Brace yourselves…Sydney Film Festival has returned with yet another hair-raising line-up of horror flicks that are sure to shock even the most fearless of thrill-seekers! Whether you’re a hardcore horror buff or still peeking through your fingers, we’ve paired up some of our spookiest films with Sydney’s most enigmatic escape rooms to make sure you get the ultimate thrill this winter!
King of indie horror Larry Fessenden is back on the scene with Depraved, a terrifying, hallucinatory and darkly comic Frankenstein remake set in present-day New York. Updating the Gothic Sci-Fi classic for the 21st century, Fessenden’s Dr. Frankenstein is a PTSD afflicted military surgeon haunted by memories serving in the Middle East. Sharing a gruesome focus on disturbed doctors and human experiments, the ‘Dr. M’ escape room at Mission Sydney is Depraved’s perfect match, forcing its players to escape the fate of becoming a deranged chemist’s next laboratory rats!
This sumptuous, drop-dead-gorgeous (pun intended) film tells the wicked tale of a dazzling red dress as it is passed from from owner to owner, wreaking havoc on whoever dares to wear it. Soaked in the spirit of ultra-stylised, eye-popping Italian thrillers of the ‘70s and ‘80s (i.e. the candy-coloured nightmares of Suspira, Deep Red, Blood and Black Lace), In Fabric is an exquisitely crafted fashion-nightmare that is sure to thrill and intoxicate. Set in a mysterious haunted manor, the ‘Akame Room’ at Xcapes Chippendale makes a stunning pair, inviting you to take part in your own blood-soaked thriller filled with suspense, surprise and state-of-the-art design and technology.
A tip-top throwback to 1930s British murder mysteries, Here Comes Hell is an awfully outrageous, delightfully ghastly comic horror pastiche which unfolds in a typical Old Dark House. Sharing a classic black-and-white style, retro vibe and eerie atmosphere, ‘The Marlowe Hotel’ room at Cipher Room, Erskineville makes a spiffing counterpart, letting you step inside your own film-noir throwback as a private investigator in 1950s New York.
A haunting and unsettling tale in which the past inhabitants of a Canadian village are raised from the dead, Canadian maverick Denis Côté’s new film Ghost Town Anthology is an innovative and nuanced take on the horror genre. Filmed in grainy 16mm and featuring superb sound design, the film is an intimate and meditative exploration of collective trauma and the social crises that create “ghost towns”. Also featuring a harrowing soundtrack and disturbing atmosphere, we’ve paired this film with ParaPark’s spine-chilling ‘Gateway No. 9’, where horrifying sounds echo through a village from an old abandoned building, and you’ve been summoned to enter its darkened halls and retrieve the souls that have been locked inside.
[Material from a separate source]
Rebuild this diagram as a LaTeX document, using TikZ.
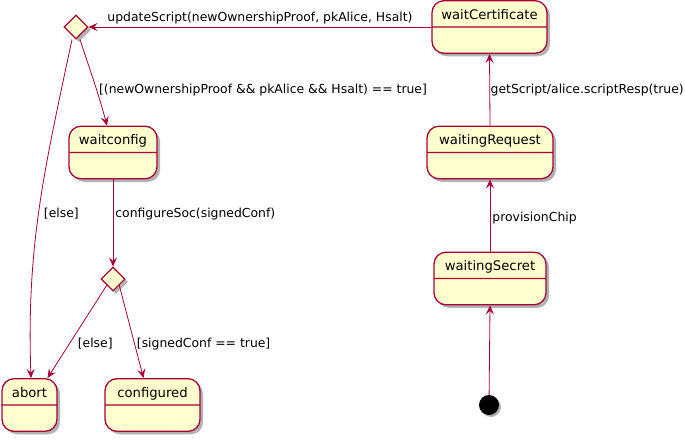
\documentclass[tikz,border=0pt]{standalone}
\usepackage{fontspec}
\setmainfont{DejaVu Sans}
\usetikzlibrary{arrows.meta, positioning, shapes.geometric, shapes.multipart, shadows}
\definecolor{umlred}{HTML}{A80036}
\definecolor{umlfill}{HTML}{FEFECE}

\begin{document}
\begin{tikzpicture}[x=1pt, y=1pt,
        state/.style={rectangle split, rectangle split parts=2, draw=umlred, fill=umlfill, line width=1.3pt,
          rounded corners=12pt, font=\fontsize{13.2}{15}\selectfont, text height=13pt, text depth=2pt,
          inner ysep=5pt, inner xsep=6pt, align=center,
          drop shadow={shadow xshift=3pt, shadow yshift=-3pt, fill=black, opacity=0.3}},
        choice/.style={diamond, aspect=1, draw=umlred, fill=umlfill, line width=1.1pt, minimum width=24pt,
          minimum height=24pt, inner sep=0pt,
          drop shadow={shadow xshift=3pt, shadow yshift=-3pt, fill=black, opacity=0.3}},
        startdot/.style={circle, fill=black, minimum size=20pt, inner sep=0pt,
          drop shadow={shadow xshift=2pt, shadow yshift=-2pt, fill=black, opacity=0.3}},
        arr/.style={-{Stealth[length=9pt, width=8pt, inset=3.5pt]}, umlred, line width=0.8pt},
        lbl/.style={font=\fontsize{12.4}{14}\selectfont, text=black, inner sep=2pt}
      ]
        \useasboundingbox (0,0) rectangle (685,-439);

        % right column
        \node[state, minimum width=115pt] (cert) at (489.5,-27) {waitCertificate \nodepart{two} \strut};
        \node[state, minimum width=126pt] (request) at (490,-152.5) {waitingRequest \nodepart{two} \strut};
        \node[state, minimum width=112pt] (secret) at (490,-278.5) {waitingSecret \nodepart{two} \strut};
        \node[startdot] (start) at (489,-405) {};

        % left part
        \node[choice] (check) at (76,-27) {};
        \node[state, minimum width=88pt] (config) at (113,-152.5) {waitconfig \nodepart{two} \strut};
        \node[choice] (soc) at (113,-279) {};
        \node[state, minimum width=55pt] (abort) at (29.5,-405) {abort \nodepart{two} \strut};
        \node[state, minimum width=95pt] (done) at (152.5,-405) {configured \nodepart{two} \strut};

        \draw[arr] (start) -- (secret.south);
        \draw[arr] (secret.north) -- node[lbl, right, pos=0.47] {provisionChip} (request.south);
        \draw[arr] (request.north) -- node[lbl, right, pos=0.5, inner xsep=0.5pt] {getScript/alice.scriptResp(true)} (cert.south);
        \draw[arr] (cert.west |- check) -- node[lbl, above, yshift=1pt] {updateScript(newOwnershipProof, pkAlice, Hsalt)} (check.east);

        \draw[arr] ([xshift=4pt]check.south) to[out=-72, in=105]
          node[lbl, right, pos=0.6] {[(newOwnershipProof \&\& pkAlice \&\& Hsalt) == true]} ([xshift=-6pt]config.north);
        \draw[arr] ([xshift=-4pt]check.south) to[out=-102, in=92]
          node[lbl, right, pos=0.52, xshift=3pt] {[else]} ([xshift=1.5pt]abort.north);
        \draw[arr] (config.south) -- node[lbl, right, pos=0.4] {configureSoc(signedConf)} (soc.north);
        \draw[arr] (soc.south west) -- node[lbl, right, pos=0.63, xshift=6pt] {[else]} ([xshift=18pt]abort.north);
        \draw[arr] (soc.south east) -- node[lbl, right, pos=0.63] {[signedConf == true]} ([xshift=-9pt]done.north);
      \end{tikzpicture}
\end{document}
If you didn’t have daddy issues before, this slow-burn “family film” thriller with a demented, deadly, and disgusting difference is sure to give you an overdose of father-son dysfunction. When 35-year-old New York hipster Norval (Elijah Wood) receives a letter from his estranged father, he immediately packs his bags and sets off to his dad’s isolated and eccentric cabin. You’ve probably already guessed, but let’s just say that this reunion errs much more on the side of stomach-turning than heart-warming. We’ve matched this insane thriller with Cipher Room’s chilling mystery-room ‘The Cabin’, which requires you to investigate a deserted cabin on your hunt for a notorious serial killer.
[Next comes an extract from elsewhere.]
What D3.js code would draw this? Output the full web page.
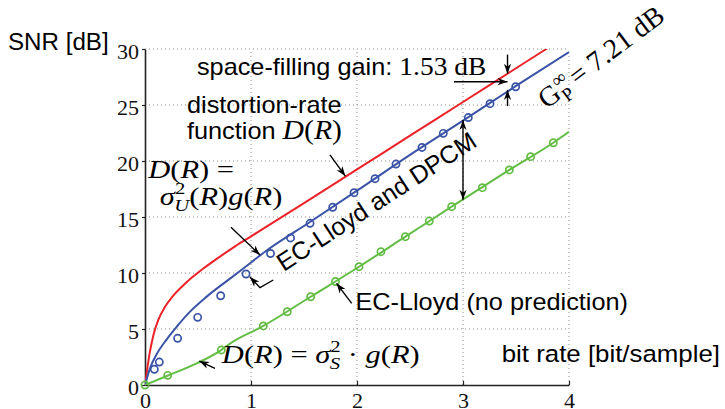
<!DOCTYPE html>
<html>
<head>
<meta charset="utf-8">
<script src="https://cdn.jsdelivr.net/npm/d3@7"></script>
<style>
  body { margin: 0; background: #fff; }
  svg { display: block; }
  .sans { font-family: "Liberation Sans", Arial, sans-serif; }
  .serif { font-family: "Liberation Serif", "Times New Roman", serif; }
</style>
</head>
<body>
<div id="chart"></div>
<script>
// values: [rate in bit/sample, SNR in dB]
const rdCurve = [[0,0],[0.022,1.5],[0.047,3.0],[0.079,4.45],[0.126,5.82],[0.189,6.98],[0.267,7.98],
  [0.35,8.8],[0.45,9.66],[0.55,10.4],[0.7,11.42],[0.85,12.38],[1,13.27],[1.5,16.24],[2,19.25],
  [2.5,22.26],[3,25.27],[3.5,28.28],[4,31.29]];
const dpcmCurve = [[0,0],[0.047,1.49],[0.11,2.75],[0.205,4.08],[0.299,5.2],[0.425,6.55],[0.582,7.89],
  [0.802,9.5],[0.991,10.87],[1.132,11.9],[1.557,14.55],[2,17.35],[2.5,20.55],[3,23.6],[3.5,26.7],[4,29.72]];
const ecsqCurve = [[0,0],[0.205,0.8],[0.487,1.93],[0.708,3.05],[0.802,3.7],[1.116,5.27],[1.563,7.88],
  [2.019,10.56],[2.456,13.24],[2.893,15.92],[3.437,19.2],[3.852,21.63],[4,22.6]];
const dpcmPoints = [[0.088,1.40],[0.135,2.05],[0.308,4.17],[0.497,6.04],[0.714,7.97],[0.953,9.91],
  [1.184,11.74],[1.373,13.13],[1.557,14.44],[1.771,15.87],[1.972,17.17],[2.170,18.42],[2.368,19.73],
  [2.613,21.21],[2.814,22.47],[3.050,23.88],[3.255,25.12],[3.497,26.63]];
const ecsqPoints = [[0,0],[0.214,0.86],[0.72,3.13],[1.116,5.27],[1.342,6.54],[1.563,7.88],[1.797,9.24],
  [2.019,10.56],[2.226,11.90],[2.456,13.24],[2.682,14.64],[2.893,15.92],[3.182,17.62],[3.437,19.2],
  [3.638,20.39],[3.852,21.63]];
const xTicks = [0,1,2,3,4];
const yTicks = [0,5,10,15,20,25,30];

// annotation arrows, in data coordinates (tip is the last point)
const arrows = [
  {pts: [[2.915,27.08],[3.42,27.08]]},
  {pts: [[3.42,29.5],[3.42,27.8]]},
  {pts: [[3.42,24.9],[3.42,26.35]]},
  {pts: [[3,16.55],[3,23.65]], both: true},
  {pts: [[1.745,20.54],[1.89,18.65]]},
  {pts: [[0.811,14.08],[1.085,11.61]]},
  {pts: [[1.21,9.375],[1.085,8.69],[0.99,9.64]]},
  {pts: [[1.95,7.29],[1.807,9.08]]},
  {pts: [[0.66,1.49],[0.512,2.14]]}
];

const colRed = "#ec2228", colBlue = "#3a53a6", colGreen = "#63bd45";

const W = 725, H = 409;
const svg = d3.select("#chart").append("svg").attr("width", W).attr("height", H);

const x = d3.scaleLinear().domain([0,4]).range([145,569]);
const y = d3.scaleLinear().domain([0,30]).range([385,49]);

svg.append("defs").append("clipPath").attr("id","plotclip")
  .append("rect").attr("x", x(0)).attr("y", y(30)).attr("width", x(4)-x(0)).attr("height", y(0)-y(30));

const mk = svg.select("defs").append("marker")
  .attr("id","head").attr("viewBox","-11 -5 12 10")
  .attr("markerWidth",12).attr("markerHeight",10)
  .attr("markerUnits","userSpaceOnUse")
  .attr("refX",0).attr("refY",0).attr("orient","auto-start-reverse");
mk.append("path").attr("d","M0,0L-10,-3.6L-7,0L-10,3.6Z").attr("fill","#000");

// dotted grid
svg.append("g").selectAll("line").data(xTicks.filter(d => d > 0)).enter().append("line")
  .attr("x1", d => x(d)).attr("x2", d => x(d)).attr("y1", y(0)).attr("y2", y(30))
  .attr("stroke","#8c8c8c").attr("stroke-width",1).attr("stroke-dasharray","1,3");
svg.append("g").selectAll("line").data(yTicks.filter(d => d > 0)).enter().append("line")
  .attr("x1", x(0)).attr("x2", x(4)).attr("y1", d => y(d)).attr("y2", d => y(d))
  .attr("stroke","#8c8c8c").attr("stroke-width",1).attr("stroke-dasharray","1,3");

// axes
const gx = svg.append("g").attr("transform", `translate(0,${y(0)})`)
  .call(d3.axisBottom(x).tickValues(xTicks).tickFormat(d3.format("d")).tickSize(-4).tickSizeOuter(0));
gx.selectAll("text").attr("y", 23).attr("dy", null)
  .attr("class","serif").style("font-size","22px").attr("fill","#111");
const gy = svg.append("g").attr("transform", `translate(${x(0)},0)`)
  .call(d3.axisLeft(y).tickValues(yTicks).tickFormat(d3.format("d")).tickSize(3).tickPadding(3).tickSizeOuter(0));
gy.selectAll("text").attr("dy","0.42em")
  .attr("class","serif").style("font-size","22px").attr("fill","#111");
svg.selectAll(".domain").attr("stroke","#222").attr("stroke-width",1.6);
svg.selectAll(".tick line").attr("stroke","#222").attr("stroke-width",1.2);

// curves
const line = d3.line().x(d => x(d[0])).y(d => y(d[1])).curve(d3.curveMonotoneX);
const curves = [
  {data: rdCurve, color: colRed},
  {data: dpcmCurve, color: colBlue},
  {data: ecsqCurve, color: colGreen}
];
svg.append("g").attr("clip-path","url(#plotclip)")
  .selectAll("path").data(curves).enter().append("path")
  .attr("d", d => line(d.data)).attr("fill","none")
  .attr("stroke", d => d.color).attr("stroke-width", 2);

// measured points
const pointSets = [{data: dpcmPoints, color: colBlue}, {data: ecsqPoints, color: colGreen}];
pointSets.forEach(ps => {
  svg.append("g").selectAll("circle").data(ps.data).enter().append("circle")
    .attr("cx", d => x(d[0])).attr("cy", d => y(d[1])).attr("r", 3.6)
    .attr("fill","none").attr("stroke", ps.color).attr("stroke-width", 1.7);
});

// arrows
const arrowLine = d3.line().x(d => x(d[0])).y(d => y(d[1]));
svg.append("g").selectAll("path").data(arrows).enter().append("path")
  .attr("d", d => arrowLine(d.pts)).attr("fill","none")
  .attr("stroke","#000").attr("stroke-width",1.4)
  .attr("marker-end","url(#head)")
  .attr("marker-start", d => d.both ? "url(#head)" : null);

// text helpers
function mathText(sel, parts, size){
  parts.forEach(p => {
    const t = sel.append("tspan").text(p.t);
    if (p.i) t.style("font-style","italic");
    if (p.small) t.style("font-size", Math.round(size*0.68) + "px");
    else if (p.size) t.style("font-size", p.size + "px");
    if (p.dx != null) t.attr("dx", p.dx);
    if (p.dy != null) t.attr("dy", p.dy);
    if (p.serif) t.attr("class","serif");
  });
}
function label(px, py, cls, size, rot, sx){
  const t = svg.append("text").attr("class", cls).style("font-size", size + "px").attr("fill","#000");
  let tr = `translate(${px},${py})`;
  if (rot) tr += ` rotate(${rot})`;
  if (sx) tr += ` scale(${sx},1)`;
  return t.attr("transform", tr);
}

label(8, 50, "sans", 23, 0, 1.05).text("SNR [dB]");
label(720, 362, "sans", 23.5, 0, 1.1).attr("text-anchor","end").text("bit rate [bit/sample]");

const sfg = label(x(0.49), y(27.68), "sans", 23, 0, 1.1);
mathText(sfg, [{t:"space-filling gain: "},{t:"1.53 dB", serif:true, size:25}], 25);

label(x(0.396), y(24.3), "sans", 23, 0, 1.1).text("distortion-rate");
const fn = label(x(0.396), y(22.0), "sans", 23, 0, 1.1);
mathText(fn, [{t:"function "},{t:"D", i:true, serif:true, size:27},{t:"(", serif:true, size:27},
  {t:"R", i:true, serif:true, size:27},{t:")", serif:true, size:27}], 27);

const du = label(x(0.03), y(18.48), "serif", 25, 0, 1.22);
mathText(du, [{t:"D", i:true},{t:"("},{t:"R", i:true},{t:") ="}], 25);
const du2 = label(x(0.14), y(16.07), "serif", 25, 0, 1.22);
mathText(du2, [{t:"σ", i:true},{t:"2", small:true, dy:-11},{t:"U", i:true, small:true, dx:-9, dy:17},
  {t:"(", dy:-6},{t:"R", i:true},{t:")"},{t:"g", i:true},{t:"("},{t:"R", i:true},{t:")"}], 25);

const ds = label(x(0.725), y(1.97), "serif", 25, 0, 1.22);
mathText(ds, [{t:"D", i:true},{t:"("},{t:"R", i:true},{t:") = "},{t:"σ", i:true},
  {t:"2", small:true, dy:-11},{t:"S", i:true, small:true, dx:-9, dy:17},{t:" · ", dy:-6},
  {t:"g", i:true},{t:"("},{t:"R", i:true},{t:")"}], 25);

label(x(1.985), y(6.7), "sans", 23, 0, 1.1).text("EC-Lloyd (no prediction)");
label(x(1.31), y(10.1), "sans", 25, -33).text("EC-Lloyd and DPCM");

const gp = label(x(3.79), y(24.6), "serif", 28, -37);
mathText(gp, [{t:"G"},{t:"∞", small:true, dy:-11, dx:1},{t:"P", small:true, dx:-14, dy:18},{t:" = 7.21 dB", dy:-7}], 28);
</script>
</body>
</html>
Mangled bodies, a severed hand on a plate, a pitch-black room. Both surreal and horrifying, the ‘Butcher’s Burrow’ room at Exitus Darling Harbour makes a disturbingly fitting pair with David Lynch’s Eraserhead. Screening as part of our All Night Cine-Love In extravaganza, this nightmarish, surreal and darkly comical horror will transport you to a grungy dystopian world like no other. With an incredibly eerie soundscape of industrial noise, blood-spurting re-animated roast chicken and a baby that gives Rosemary’s a run for its money, Eraserhead is a one-of-a-kind cinematic experience, simultaneously sickening and spectacular.